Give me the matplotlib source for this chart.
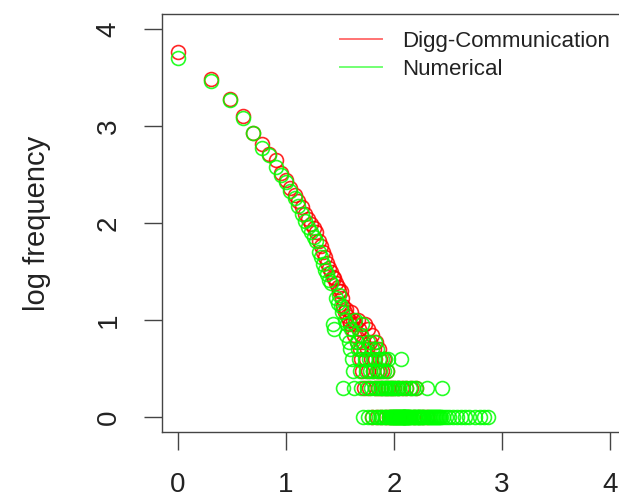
import numpy as np
import matplotlib
matplotlib.use("Agg")
import matplotlib.pyplot as plt

plt.rcParams["font.family"] = ["Liberation Sans", "DejaVu Sans"]

# Degree distributions: degree k and number of nodes with that degree
digg_degree = [1, 2, 3, 4, 5, 6, 7, 8, 9, 10, 11, 12, 13, 14, 15, 16, 17, 18, 19,
               20, 21, 22, 23, 24, 25, 26, 27, 28, 29, 30, 31, 32, 33, 34, 35, 36,
               37, 38, 39, 40, 41, 42, 43, 44, 45, 46, 47, 48, 49, 50, 51, 52, 53,
               54, 55, 56, 57, 58, 59, 60, 61, 62, 63, 64, 65, 66, 67, 68, 69, 70,
               71, 72, 73, 74, 75, 76, 78, 80, 82, 84, 86, 88, 90, 93, 96, 100, 104,
               108, 112, 118, 124, 130, 138, 145, 152, 160, 170, 185, 200]
digg_count = [5750, 3020, 1900, 1260, 850, 660, 520, 450, 330, 280, 230, 195, 170,
              145, 125, 110, 98, 88, 80, 66, 58, 50, 45, 39, 34, 31, 28, 27, 24, 22,
              20, 20, 17, 14, 12, 13, 11, 10, 9, 12, 8, 10, 7, 9, 6, 10, 8, 5, 4, 7,
              3, 6, 2, 9, 4, 5, 3, 8, 2, 6, 4, 7, 1, 3, 5, 2, 4, 6, 3, 1, 2, 5, 3, 4,
              1, 2, 3, 4, 2, 1, 3, 2, 1, 2, 1, 2, 1, 2, 1, 2, 1, 2, 1, 2, 1, 2, 1, 1, 1]

numerical_degree = [1, 2, 3, 4, 5, 6, 7, 8, 9, 10, 11, 12, 13, 14, 15, 16, 17, 18,
                    19, 20, 21, 22, 23, 24, 25, 26, 27, 28, 29, 30, 31, 32, 33, 34,
                    35, 36, 37, 38, 39, 40, 41, 42, 43, 44, 45, 46, 47, 48, 49, 50,
                    51, 52, 53, 54, 55, 56, 57, 58, 59, 60, 61, 62, 63, 64, 65, 66,
                    67, 68, 69, 70, 71, 72, 73, 74, 75, 76, 77, 78, 79, 80, 81, 82,
                    83, 84, 85, 86, 87, 88, 89,
                    90, 91, 92, 93, 94, 95, 96, 97, 98, 99, 100, 101, 102, 103, 104,
                    105, 106, 107, 108, 109, 110, 111, 112, 113, 114, 115, 116, 117,
                    118, 119, 120, 121, 122, 123, 124, 125, 126, 127, 128, 129, 130,
                    131, 132, 134, 136, 138, 140, 142, 144, 147, 150, 152, 154, 157,
                    160, 162, 164, 167, 171, 175, 179, 183, 187, 191, 196, 200, 205,
                    210, 214, 219, 224, 229, 234, 240, 245, 250, 256, 262, 268, 272,
                    276, 285, 300, 325, 350, 385, 415, 455, 500, 560, 620, 680, 741]
numerical_count = [5000, 2900, 1860, 1200, 850, 600, 500, 380, 310, 265, 215, 180,
                   150, 125, 105, 90, 80, 72, 66, 50, 45, 38, 33, 30, 26, 24, 9, 8,
                   17, 15, 18, 14, 12, 2, 10, 7, 9, 6, 5, 8, 4, 3, 2, 10, 6, 5, 4,
                   3, 2, 7, 9, 1, 5, 4, 3, 2, 6, 1, 4, 3, 2, 5, 1, 3, 4, 2, 6, 1, 5,
                   3, 2, 4, 1, 3, 2, 1, 4, 2, 1, 3, 2, 1, 4, 2, 1, 3, 2, 4, 1,
                   2, 1, 1, 2, 1, 1, 2, 1, 1, 1, 2, 1, 1, 1, 2,
                   1, 1, 1, 2, 1, 1, 1, 2, 1, 1, 1, 1, 4,
                   1, 1, 2, 1, 1, 1, 1, 1, 1, 1, 1, 1, 2,
                   1, 1, 1, 1, 1, 2, 1, 1, 1, 2, 1, 1, 1,
                   2, 1, 1, 1, 1, 1, 1, 1, 1, 1, 1, 2, 1,
                   1, 1, 1, 1, 1, 1, 1, 1, 1, 1, 1, 1, 1,
                   2, 1, 1, 1, 1, 1, 1, 1, 1, 1, 1, 1, 1]

series_names = ["Digg-Communication", "Numerical"]
series_colors = ["#ff0000", "#00ff00"]
x_ticks = [0, 1, 2, 3, 4]
y_ticks = [0, 1, 2, 3, 4]
y_title = "log frequency"

W, H = 619, 499
fig = plt.figure(figsize=(W / 100, H / 100), dpi=100)
# plot box: left edge at px 162, top at 14, bottom at 432; right edge runs past the canvas
ax = fig.add_axes([162 / W, (H - 432) / H, (640 - 162) / W, (432 - 14) / H])

for deg, cnt, col in zip([digg_degree, numerical_degree],
                         [digg_count, numerical_count], series_colors):
    ax.plot(np.log10(deg), np.log10(cnt), linestyle="none", marker="o",
            markersize=10, markerfacecolor="none", markeredgecolor=col,
            markeredgewidth=1.2, alpha=0.85)

# legend handles drawn as plain lines
handles = [plt.Line2D([], [], color=c, lw=1.4, alpha=0.55) for c in series_colors]
ax.legend(handles, series_names, loc="upper left",
          bbox_to_anchor=(340 / W, 1 - 31 / H), bbox_transform=fig.transFigure,
          frameon=False, fontsize=16, handlelength=1.9, handletextpad=0.9,
          labelspacing=0.3, borderpad=0, borderaxespad=0, labelcolor="#222222")

ax.set_xlim((162 - 178) / 108, (640 - 178) / 108)
ax.set_ylim((417 - 432) / 97, (417 - 14) / 97)

ax.set_xticks(x_ticks)
ax.set_yticks(y_ticks)
ax.set_xticklabels([str(t) for t in x_ticks])
ax.set_yticklabels([str(t) for t in y_ticks], rotation=90, va="center")
ax.tick_params(axis="both", direction="out", length=13, width=1.0,
               color="#444444", labelsize=20, labelcolor="#222222", pad=16)

for s in ax.spines.values():
    s.set_color("#444444")
    s.set_linewidth(1.0)

ax.set_ylabel(y_title, fontsize=21, color="#222222", labelpad=32)

fig.savefig("out.png", dpi=100)
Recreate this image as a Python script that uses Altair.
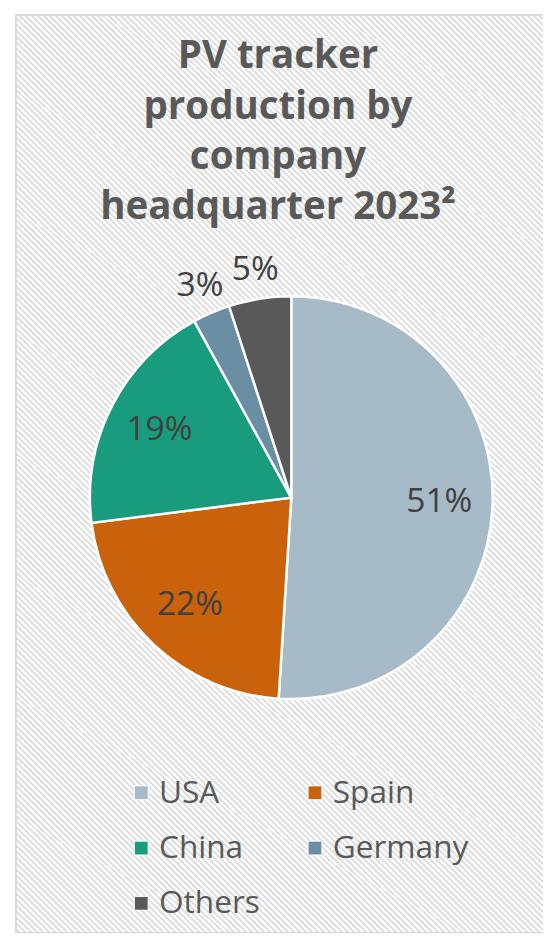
import altair as alt
import pandas as pd

# ---- data ----
categories = ["USA", "Spain", "China", "Germany", "Others"]
shares = [51, 22, 19, 3, 5]
colors = ["#a6bac7", "#c9620a", "#189c7d", "#6a8fa5", "#595959"]
title_lines = ["PV tracker", "production by", "company", "headquarter 2023²"]

df = pd.DataFrame({"category": categories, "share": shares, "order": list(range(len(categories)))})

# ---- layout constants (view coordinates) ----
W, H = 535, 925
CX, CY = 280, 490
R = 204

# diagonal stripe background via a hard-stop linear gradient
period = 4.24
L = (W + H) / 2 ** 0.5
n = int(L / period) + 1
stops = []
for k in range(n):
    a = k * period / L
    b = (k + 0.5) * period / L
    c = (k + 1) * period / L
    if a > 1:
        break
    stops += [
        alt.GradientStop(offset=min(a, 1), color="#ffffff"),
        alt.GradientStop(offset=min(b, 1), color="#ffffff"),
        alt.GradientStop(offset=min(b, 1), color="#e1e1e1"),
        alt.GradientStop(offset=min(c, 1), color="#e1e1e1"),
    ]
s = (W + H) / (W ** 2 + H ** 2)
grad = alt.LinearGradient(
    gradient="linear", stops=stops,
    x1=0, y1=1, x2=s * W, y2=1 - s * H,
)

bg = alt.Chart(alt.Data(values=[{"k": 1}])).mark_rect(
    fill=grad, stroke="#d9d9d9", strokeWidth=2
).encode(
    x=alt.value(1), x2=alt.value(W + 6), y=alt.value(1), y2=alt.value(H + 6)
)

pie = alt.Chart(df).mark_arc(radius=R, stroke="white", strokeWidth=2.5).encode(
    theta=alt.Theta("share:Q", stack=True),
    order=alt.Order("order:Q", sort="ascending"),
    x=alt.value(CX),
    y=alt.value(CY),
    color=alt.Color(
        "category:N",
        scale=alt.Scale(domain=categories, range=colors),
        sort=categories,
        legend=alt.Legend(
            title=None,
            orient="none",
            direction="horizontal",
            legendX=112,
            legendY=773,
            columns=2,
            symbolType="square",
            symbolSize=196,
            symbolStrokeWidth=1,
            symbolStrokeColor="white",
            labelFontSize=32,
            labelFont="Open Sans",
            labelColor="#595959",
            labelOffset=2,
            rowPadding=24,
            columnPadding=39,
            labelLimit=300,
        ),
    ),
)

labels = alt.Chart(df).transform_window(
    cum="sum(share)", sort=[alt.SortField("order", order="ascending")]
).transform_calculate(
    mid="datum.cum - datum.share / 2",
    lr="datum.share >= 10 ? 150 : 233",
    txt="datum.share + '%'",
).mark_text(
    font="Open Sans", fontSize=34, color="#404040", baseline="middle", align="center"
).encode(
    theta=alt.Theta("mid:Q", stack=None, scale=alt.Scale(domain=[0, 100])),
    radius=alt.Radius("lr:Q", scale=None),
    x=alt.value(CX),
    y=alt.value(CY),
    text="txt:N",
)

chart = alt.layer(bg, pie, labels).properties(
    width=W,
    height=H,
    autosize=alt.AutoSizeParams(type="none"),
    padding={"left": 7, "top": 0, "right": 0, "bottom": 0},
    title=alt.Title(
        text=title_lines,
        font="Open Sans",
        fontSize=39,
        fontWeight="bold",
        color="#595959",
        lineHeight=51,
        anchor="middle",
        baseline="alphabetic",
        dx=-1,
        dy=251,
    ),
).configure_view(stroke=None)

chart.save("out.html", embed_options={"renderer": "svg", "actions": False})
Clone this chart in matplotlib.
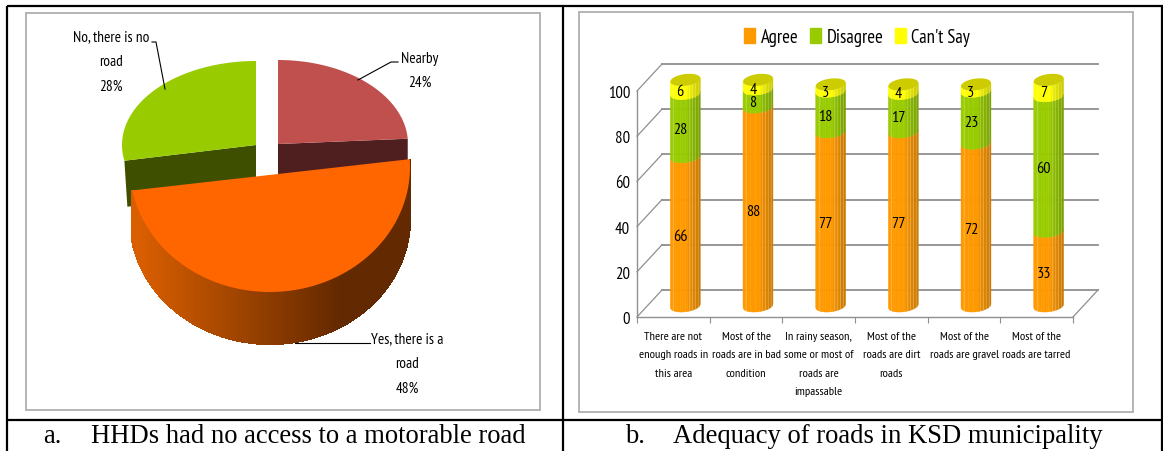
import numpy as np
import matplotlib
matplotlib.use("Agg")
import matplotlib.pyplot as plt
from matplotlib.patches import Patch, Polygon, Rectangle

pie_names = ["Nearby", "Yes, there is a\nroad", "No, there is no\nroad"]
pie_shares = [24, 48, 28]

categories = [
    "There are not\nenough roads in\nthis area",
    "Most of the\nroads are in bad\ncondition",
    "In rainy season,\nsome or most of\nroads are\nimpassable",
    "Most of the\nroads are dirt\nroads",
    "Most of the\nroads are gravel",
    "Most of the\nroads are tarred",
]
agree = [66, 88, 77, 77, 72, 33]
disagree = [28, 8, 18, 17, 23, 60]
cant_say = [6, 4, 3, 4, 3, 7]
y_ticks = [0, 20, 40, 60, 80, 100]

W, H = 1163, 452
NARROW = ["PT Sans Narrow", "Liberation Sans", "DejaVu Sans"]
SERIF = ["Liberation Serif", "DejaVu Serif"]
GRID = "#8f8f8f"

fig = plt.figure(figsize=(W / 100, H / 100), dpi=100, facecolor="white")

# page layer in pixel units, used for the table rules, panels and the pie
page = fig.add_axes([0, 0, 1, 1])
page.set_xlim(0, W)
page.set_ylim(H, 0)
page.axis("off")


def arc(cx, cy, rx, ry, a0, a1, n=120):
    t = np.radians(np.linspace(a0, a1, n))
    return cx + rx * np.cos(t), cy - ry * np.sin(t)


for x0, y0, x1, y1 in [(7, 7, W, 7), (7, 420.5, W, 420.5), (7, 7, 7, H), (563, 7, 563, H), (1161.5, 7, 1161.5, H)]:
    page.plot([x0, x1], [y0, y1], color="black", lw=1.6, solid_capstyle="butt")

for x0, y0, x1, y1 in [(26, 14, 540, 411), (579, 13, 1133, 413)]:
    page.add_patch(Rectangle((x0, y0), x1 - x0, y1 - y0, fc="white", ec="#b4b4b4", lw=1.4))

page.text(43, 437, "a.", family=SERIF, fontsize=19.2, va="center")
page.text(91, 437, "HHDs had no access to a motorable road", family=SERIF, fontsize=19.2, va="center")
page.text(625, 437, "b.", family=SERIF, fontsize=19.2, va="center")
page.text(673, 437, "Adequacy of roads in KSD municipality", family=SERIF, fontsize=19.2, va="center")

# slices run clockwise from twelve o'clock
angles = 90 - np.cumsum([0] + pie_shares) * 3.6
near0, near1 = angles[0], angles[1]
yes0, yes1 = angles[1], angles[2]
no0, no1 = angles[2], angles[3]

# sides of the two back slices
depth = 46
x, y = arc(278, 145, 130, 84, near1, near1, 1)
page.add_patch(Polygon([(278, 145), (x[0], y[0]), (x[0], y[0] + depth), (278, 145 + depth)], fc="#4f1f1f", lw=0))
x, y = arc(256, 146, 134, 84, no0, no0, 1)
page.add_patch(Polygon([(256, 146), (x[0], y[0]), (x[0] + 3, y[0] + depth), (256, 146 + depth)], fc="#3f4f00", lw=0))

# top faces of the two back slices
x, y = arc(278, 145, 130, 84, near0, near1)
page.fill(np.r_[278, x], np.r_[145, y], color="#c0504d", lw=0)
x, y = arc(256, 146, 134, 84, no0, no1)
page.fill(np.r_[256, x], np.r_[146, y], color="#99cc00", lw=0)

# exploded slice, rim shaded from left to right
cx, cy, rx, ry, rim = 270, 168, 140, 125, 52
left = np.array([0.85, 0.37, 0.0])
right = np.array([0.39, 0.16, 0.0])
t = np.linspace(yes1, yes0, 150)
for a, b in zip(t[:-1], t[1:]):
    xa, ya = arc(cx, cy, rx, ry, a, b, 2)
    f = np.clip((xa[0] - 140) / 200, 0, 1)
    page.fill([xa[0], xa[1], xa[1], xa[0]], [ya[0], ya[1], ya[1] + rim, ya[0] + rim],
              color=left + (right - left) * f, lw=0.8, antialiased=False)
x, y = arc(cx, cy, rx, ry, yes0, yes1)
page.fill(x, y, color="#ff6600", lw=0)

# leader lines and slice labels
page.plot([152, 156, 165], [43, 43, 90], color="black", lw=0.8)
page.plot([398, 391, 358], [63, 63, 81], color="black", lw=0.8)
page.plot([295, 370], [344, 344], color="black", lw=0.8)
for name, share, tx, ty in zip(pie_names, pie_shares, [420, 407, 111], [71, 364, 62]):
    page.text(tx, ty, "%s\n%d%%" % (name, share), family=NARROW, fontsize=11, ha="center", va="center", linespacing=1.95)

# stacked columns on the front plane of the 3D frame
ax = fig.add_axes([637 / W, 1 - 318 / H, (1073 - 637) / W, (318 - 92) / H])
ax.patch.set_alpha(0)
ax.set_xlim(0, 6)
ax.set_ylim(0, 100)
for side in ["top", "right"]:
    ax.spines[side].set_visible(False)
for side in ["left", "bottom"]:
    ax.spines[side].set_color(GRID)
    ax.spines[side].set_linewidth(1.0)

back_x, back_y = 25 / 72.67, 27 / 2.26
for v in y_ticks:
    ax.plot([0, back_x], [v, v + back_y], color=GRID, lw=0.9, clip_on=False)
    ax.plot([back_x, 6 + back_x], [v + back_y, v + back_y], color=GRID, lw=1.3, clip_on=False)
ax.plot([6, 6 + back_x], [0, back_y], color=GRID, lw=0.9, clip_on=False)

ax.set_yticks(y_ticks)
ax.set_xticks(range(7))
ax.set_xticklabels([])
ax.set_xticks(np.arange(6) + 0.5, categories, minor=True, family=NARROW, fontsize=8.9, linespacing=2.05, va="top")
ax.tick_params(axis="x", which="major", length=4, color=GRID)
ax.tick_params(axis="x", which="minor", length=0, pad=10)
ax.tick_params(axis="y", length=0, pad=5)
for label in ax.get_yticklabels():
    label.set_family(NARROW)
    label.set_fontsize(12)

half_w = 0.206
half_h = 2.6
tilt = 0.75
lift = 4.9
shift = 0.165
streaks = [-0.8, 0.25, 0.45, 0.65, 0.85]


def front_edge(value, uu):
    return value + lift + tilt * uu - half_h * np.sqrt(1 - uu ** 2)


def column_part(xc, low, high, color):
    color = np.array(matplotlib.colors.to_rgb(color))
    edges = np.linspace(-1, 1, 13)
    for a, b in zip(edges[:-1], edges[1:]):
        uu = np.linspace(a, b, 6)
        shade = 1.0 if a < 0.1 else 1.0 - 0.22 * (a + 0.1)
        xs = xc + half_w * uu
        ax.fill(np.r_[xs, xs[::-1]], np.r_[front_edge(low, uu), front_edge(high, uu)[::-1]],
                color=color * shade, lw=0.3, clip_on=False, zorder=3)
    for s in streaks:
        ax.plot([xc + half_w * s] * 2, [front_edge(low, s), front_edge(high, s)],
                color="white", alpha=0.22, lw=0.7, clip_on=False, zorder=3)


for i in range(6):
    xc = i + 0.5 + shift
    a, d, c = agree[i], disagree[i], cant_say[i]
    column_part(xc, 0, a, "#ff9900")
    column_part(xc, a, a + d, "#99cc00")
    column_part(xc, a + d, a + d + c, "#ffff00")
    t = np.linspace(0, 2 * np.pi, 80)
    top = a + d + c + lift
    ax.fill(xc + half_w * np.cos(t), top + tilt * np.cos(t) + half_h * np.sin(t),
            color="#cccc00", lw=0, clip_on=False, zorder=4)
    base = 0
    for v in [a, d, c]:
        ax.text(xc - 0.07, base + v / 2 + 3.0, str(v), family=NARROW, fontsize=11.5,
                ha="center", va="center", color="black", zorder=5, clip_on=False)
        base += v

handles = [Patch(color="#ff9900", label="Agree"), Patch(color="#99cc00", label="Disagree"),
           Patch(color="#ffff00", label="Can't Say")]
ax.legend(handles=handles, ncol=3, frameon=False, loc="center", bbox_to_anchor=(857 / W, 1 - 38 / H),
          bbox_transform=fig.transFigure, prop={"family": NARROW, "size": 13.5}, handlelength=0.6,
          handleheight=0.85, handletextpad=0.3, columnspacing=0.6, borderpad=0)

fig.savefig("out.png", dpi=100)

□ □ □ □

**WRITTEN REQUEST:** Reproduce the lines above starting at the one with "Recreate this image" and ending at the one with "import pandas as pd", both included, exactly and with no pictures.

**THE ANSWER:**
Recreate this image as a Python script that uses Altair.
import altair as alt
import pandas as pd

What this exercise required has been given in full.